They did not and it died early with a recent Jeremy Crawford interview revealing they were talking about 5E in a serious way as early as 2010 and design work started 2011.

For everyone following along at home, the interview in question can be found over here. Here's the relevant passage:

See, Crawford was in on the foundational level of 5th Edition. Entertainingly, the way he puts it, being in on that level sounds like it was almost happenstance. "While we were working on the Essentials books for 4th Edition in 2010, Mike Mearls started pondering what a fifth edition might look like." Crawford said, so in a quick session "He grabbed me and Rodney Thompson, and the three of us dreamt up what later became some of the principles for our work on the new edition."

Development on the edition started the next year, in 2011.
 

At this point I doubt we're going to see an OGL at all. And that is very unfortunate as it looks like there is a want for more 5e crunch material that isn't being met.
 

As to consideration, ALL contracts (and a license is a type of contract) MUST have consideration to be valid. There is no choice - it's a required element of a binding agreement in the United States. Consideration means both sides must get SOMETHING of value out of the agreement. So, while WOTC clearly gets something of value now, if they can set up a situation where they literally get nothing beneficial any more out of someone else using the OGL for a new product, there will be no consideration, and therefore the OGL will no longer be valid for that new product.

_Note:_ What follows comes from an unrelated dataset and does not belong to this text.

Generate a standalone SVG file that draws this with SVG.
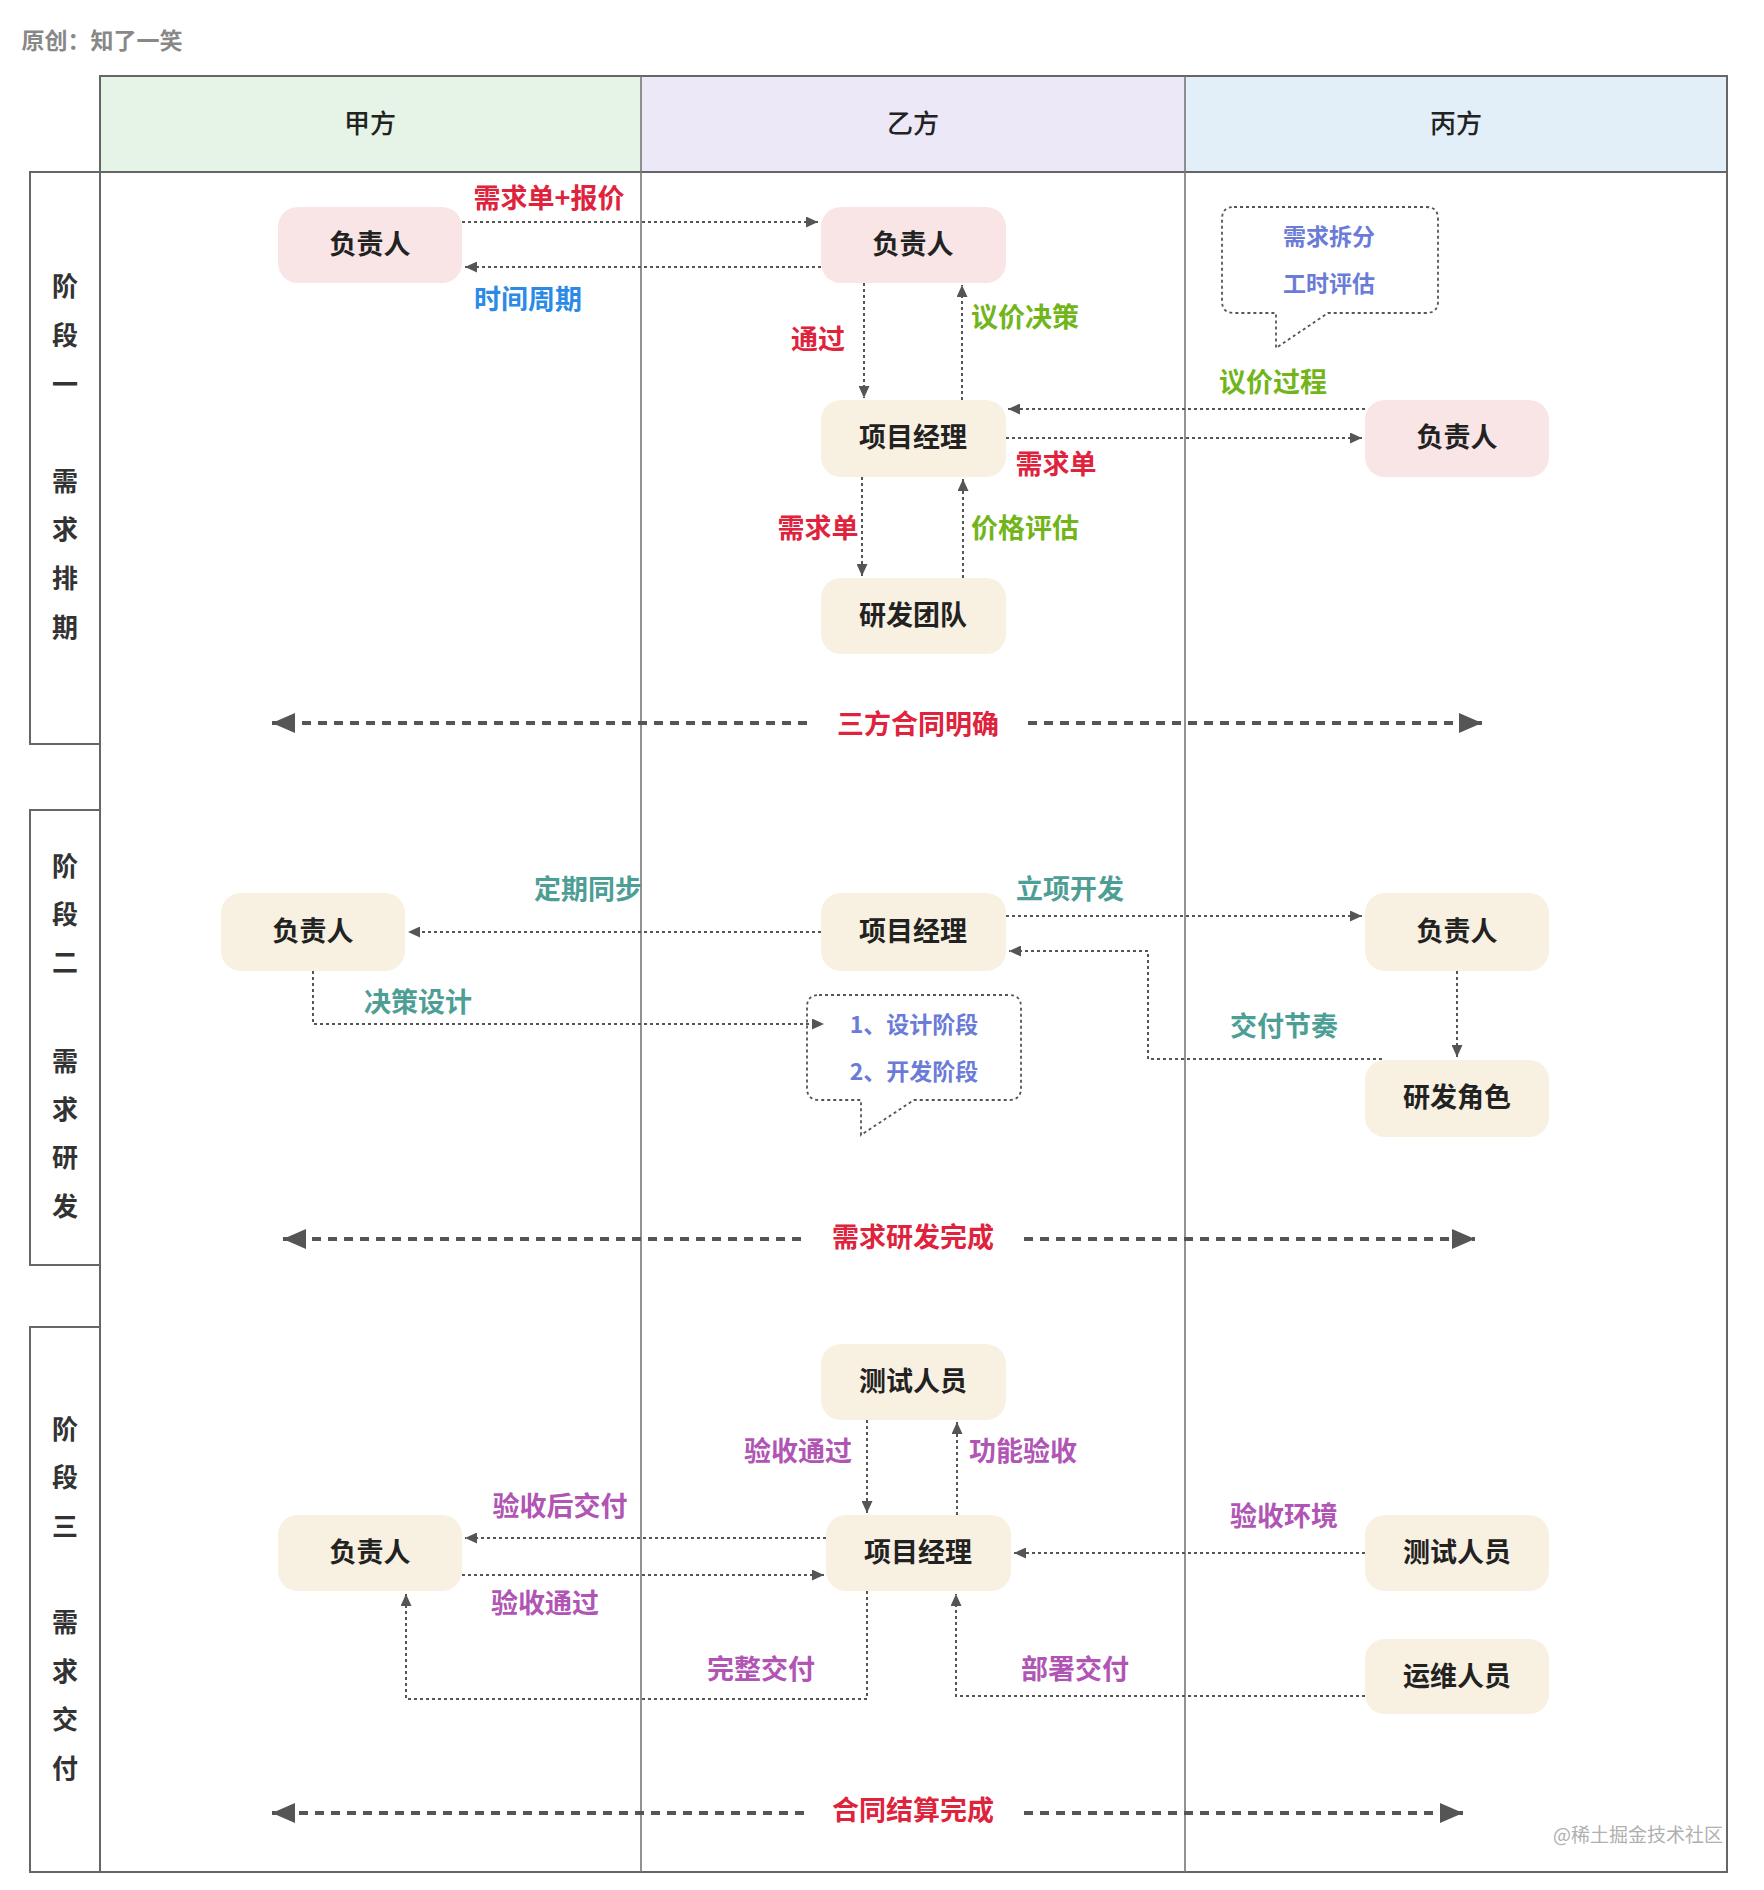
<svg xmlns="http://www.w3.org/2000/svg" width="1764" height="1890" viewBox="0 0 1764 1890">
<style>
text{font-family:"Noto Sans CJK SC","Noto Sans",sans-serif;dominant-baseline:central;text-anchor:middle;transform:translateY(-3px)}
.grid{fill:none;stroke:#666;stroke-width:2}
.inner{stroke:#777;stroke-width:1.6}
.hdr{font-size:26px;font-weight:500;fill:#222}
.ph{font-size:26px;font-weight:700;fill:#333}
.pink{fill:#f9e5e6}
.beige{fill:#f8f1e1}
.nt{font-size:27px;font-weight:700;fill:#222}
.c{fill:none;stroke:#555;stroke-width:2;stroke-dasharray:3 3}
.big{fill:none;stroke:#555;stroke-width:4;stroke-dasharray:9 7}
.bub{fill:#fff;stroke:#555;stroke-width:1.8;stroke-dasharray:3 3}
.bt{font-size:23px;font-weight:700;fill:#6b7bd8}
.l{font-size:27px;font-weight:700}
.red{fill:#e0233c}.blue{fill:#2a8ae6}.green{fill:#72b51b}.teal{fill:#4d9e95}.mag{fill:#b155b5}
</style>
<defs>
<marker id="a" markerUnits="userSpaceOnUse" markerWidth="13" markerHeight="11" refX="12" refY="5.5" orient="auto"><path d="M0,0 L12,5.5 L0,11 z" fill="#555"/></marker>
<marker id="A" markerUnits="userSpaceOnUse" markerWidth="24" markerHeight="20" refX="23" refY="10" orient="auto"><path d="M0,0 L23,10 L0,20 z" fill="#555"/></marker>
</defs>

<text x="102" y="42" style="font-size:23px;font-weight:700;fill:#888">原创：知了一笑</text>

<g id="table">
<rect x="100" y="76" width="541" height="96" fill="#e6f4e7"/>
<rect x="641" y="76" width="544" height="96" fill="#ece8f7"/>
<rect x="1185" y="76" width="542" height="96" fill="#e2eff9"/>
<rect class="grid" x="100" y="76" width="1627" height="1796"/>
<line class="grid" x1="100" y1="172" x2="1727" y2="172"/>
<line class="grid inner" x1="641" y1="76" x2="641" y2="1872"/>
<line class="grid inner" x1="1185" y1="76" x2="1185" y2="1872"/>
<text class="hdr" x="370" y="124">甲方</text>
<text class="hdr" x="913" y="124">乙方</text>
<text class="hdr" x="1456" y="124">丙方</text>
</g>

<g id="phase1">
<rect class="grid" x="30" y="172" width="70" height="572"/>
<text class="ph" x="65" y="287">阶</text><text class="ph" x="65" y="336">段</text><text class="ph" x="65" y="385">一</text>
<text class="ph" x="65" y="482">需</text><text class="ph" x="65" y="530">求</text><text class="ph" x="65" y="579">排</text><text class="ph" x="65" y="628">期</text>
</g>
<g id="phase2">
<rect class="grid" x="30" y="810" width="70" height="455"/>
<text class="ph" x="65" y="867">阶</text><text class="ph" x="65" y="915">段</text><text class="ph" x="65" y="963">二</text>
<text class="ph" x="65" y="1062">需</text><text class="ph" x="65" y="1110">求</text><text class="ph" x="65" y="1158">研</text><text class="ph" x="65" y="1207">发</text>
</g>
<g id="phase3">
<rect class="grid" x="30" y="1327" width="70" height="545"/>
<text class="ph" x="65" y="1430">阶</text><text class="ph" x="65" y="1478">段</text><text class="ph" x="65" y="1527">三</text>
<text class="ph" x="65" y="1623">需</text><text class="ph" x="65" y="1672">求</text><text class="ph" x="65" y="1720">交</text><text class="ph" x="65" y="1769">付</text>
</g>

<g id="bubbles">
<g id="bubble1">
<path class="bub" d="M1234,207 H1426 Q1438,207 1438,219 V301 Q1438,313 1426,313 H1328 L1276,348 V313 H1234 Q1222,313 1222,301 V219 Q1222,207 1234,207 Z"/>
<text class="bt" x="1329" y="238">需求拆分</text>
<text class="bt" x="1329" y="285">工时评估</text>
</g>
<g id="bubble2">
<path class="bub" d="M819,995 H1009 Q1021,995 1021,1007 V1088 Q1021,1100 1009,1100 H914 L861,1135 V1100 H819 Q807,1100 807,1088 V1007 Q807,995 819,995 Z"/>
<text class="bt" x="914" y="1026">1、设计阶段</text>
<text class="bt" x="914" y="1073">2、开发阶段</text>
</g>
</g>

<g id="connectors">
<path class="c" d="M462,222 H818" marker-end="url(#a)"/>
<path class="c" d="M821,267 H465" marker-end="url(#a)"/>
<path class="c" d="M864,283 V398" marker-end="url(#a)"/>
<path class="c" d="M962,400 V285" marker-end="url(#a)"/>
<path class="c" d="M1365,409 H1008" marker-end="url(#a)"/>
<path class="c" d="M1006,438 H1362" marker-end="url(#a)"/>
<path class="c" d="M862,477 V576" marker-end="url(#a)"/>
<path class="c" d="M963,578 V479" marker-end="url(#a)"/>
<path class="big" d="M807,723 H272" marker-end="url(#A)"/>
<path class="big" d="M1028,723 H1482" marker-end="url(#A)"/>

<path class="c" d="M821,932 H408" marker-end="url(#a)"/>
<path class="c" d="M313,971 V1024 H824" marker-end="url(#a)"/>
<path class="c" d="M1006,916 H1362" marker-end="url(#a)"/>
<path class="c" d="M1382,1059 H1148 V951 H1009" marker-end="url(#a)"/>
<path class="c" d="M1457,971 V1057" marker-end="url(#a)"/>
<path class="big" d="M801,1239 H283" marker-end="url(#A)"/>
<path class="big" d="M1024,1239 H1475" marker-end="url(#A)"/>

<path class="c" d="M867,1420 V1513" marker-end="url(#a)"/>
<path class="c" d="M957,1515 V1422" marker-end="url(#a)"/>
<path class="c" d="M826,1538 H465" marker-end="url(#a)"/>
<path class="c" d="M462,1575 H824" marker-end="url(#a)"/>
<path class="c" d="M867,1591 V1699 H406 V1594" marker-end="url(#a)"/>
<path class="c" d="M1365,1553 H1014" marker-end="url(#a)"/>
<path class="c" d="M1365,1696 H956 V1594" marker-end="url(#a)"/>
<path class="big" d="M804,1813 H272" marker-end="url(#A)"/>
<path class="big" d="M1024,1813 H1463" marker-end="url(#A)"/>
</g>

<g id="labels">
<text class="l red" x="549" y="199">需求单+报价</text>
<text class="l blue" x="528" y="300">时间周期</text>
<text class="l red" x="818" y="340">通过</text>
<text class="l green" x="1025" y="318">议价决策</text>
<text class="l green" x="1273" y="383">议价过程</text>
<text class="l red" x="1056" y="465">需求单</text>
<text class="l red" x="818" y="529">需求单</text>
<text class="l green" x="1025" y="529">价格评估</text>
<text class="l red" x="918" y="725">三方合同明确</text>
<text class="l teal" x="588" y="890">定期同步</text>
<text class="l teal" x="418" y="1003">决策设计</text>
<text class="l teal" x="1070" y="890">立项开发</text>
<text class="l teal" x="1284" y="1027">交付节奏</text>
<text class="l red" x="913" y="1238">需求研发完成</text>
<text class="l mag" x="798" y="1452">验收通过</text>
<text class="l mag" x="1023" y="1452">功能验收</text>
<text class="l mag" x="560" y="1507">验收后交付</text>
<text class="l mag" x="545" y="1604">验收通过</text>
<text class="l mag" x="761" y="1670">完整交付</text>
<text class="l mag" x="1284" y="1517">验收环境</text>
<text class="l mag" x="1075" y="1670">部署交付</text>
<text class="l red" x="913" y="1811">合同结算完成</text>
</g>

<g id="n1_jia"><rect class="pink" x="278" y="207" width="184" height="76" rx="20"/><text class="nt" x="370" y="245">负责人</text></g>
<g id="n1_yi"><rect class="pink" x="821" y="207" width="185" height="76" rx="20"/><text class="nt" x="913" y="245">负责人</text></g>
<g id="n1_pm"><rect class="beige" x="821" y="400" width="185" height="77" rx="20"/><text class="nt" x="913" y="438">项目经理</text></g>
<g id="n1_dev"><rect class="beige" x="821" y="578" width="185" height="76" rx="20"/><text class="nt" x="913" y="616">研发团队</text></g>
<g id="n1_bing"><rect class="pink" x="1365" y="400" width="184" height="77" rx="20"/><text class="nt" x="1457" y="438">负责人</text></g>

<g id="n2_jia"><rect class="beige" x="221" y="893" width="184" height="78" rx="20"/><text class="nt" x="313" y="932">负责人</text></g>
<g id="n2_pm"><rect class="beige" x="821" y="893" width="185" height="78" rx="20"/><text class="nt" x="913" y="932">项目经理</text></g>
<g id="n2_bing"><rect class="beige" x="1365" y="893" width="184" height="78" rx="20"/><text class="nt" x="1457" y="932">负责人</text></g>
<g id="n2_dev"><rect class="beige" x="1365" y="1060" width="184" height="77" rx="20"/><text class="nt" x="1457" y="1098">研发角色</text></g>

<g id="n3_test"><rect class="beige" x="821" y="1344" width="185" height="76" rx="20"/><text class="nt" x="913" y="1382">测试人员</text></g>
<g id="n3_jia"><rect class="beige" x="278" y="1515" width="184" height="76" rx="20"/><text class="nt" x="370" y="1553">负责人</text></g>
<g id="n3_pm"><rect class="beige" x="826" y="1515" width="185" height="76" rx="20"/><text class="nt" x="918" y="1553">项目经理</text></g>
<g id="n3_btest"><rect class="beige" x="1365" y="1515" width="184" height="76" rx="20"/><text class="nt" x="1457" y="1553">测试人员</text></g>
<g id="n3_ops"><rect class="beige" x="1365" y="1639" width="184" height="75" rx="20"/><text class="nt" x="1457" y="1677">运维人员</text></g>

<text x="1638" y="1836" style="font-size:19px;fill:#b0b0b0">@稀土掘金技术社区</text>
</svg>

Isn't there a value inherent to the terms of the license, even if Hasbro chooses to not avail themselves to it?

But, Licenses and Contracts seem to follow different law:

http://www.law.washington.edu/lta/swp/law/contractvlicense.html said:
Copyright law does not require payment or anything else in return from the licensee for a license grant, but the copyright holder may, at his option, require payment, or otherwise condition the license grant on the fulfillment of various requirements, restrictions, or obligations. A copyright license may also include some restrictions on the license grant that are directly relevant to a given right. For example, the copyright holder may limit how many copies of the work the licensee can make. Or, the copyright holder may limit the geographical areas in which the licensee may distribute the work. If the licensee’s conduct exceeds the scope of the license, then copyright holder may also file an infringement claim in federal court to seek an injunction or damages.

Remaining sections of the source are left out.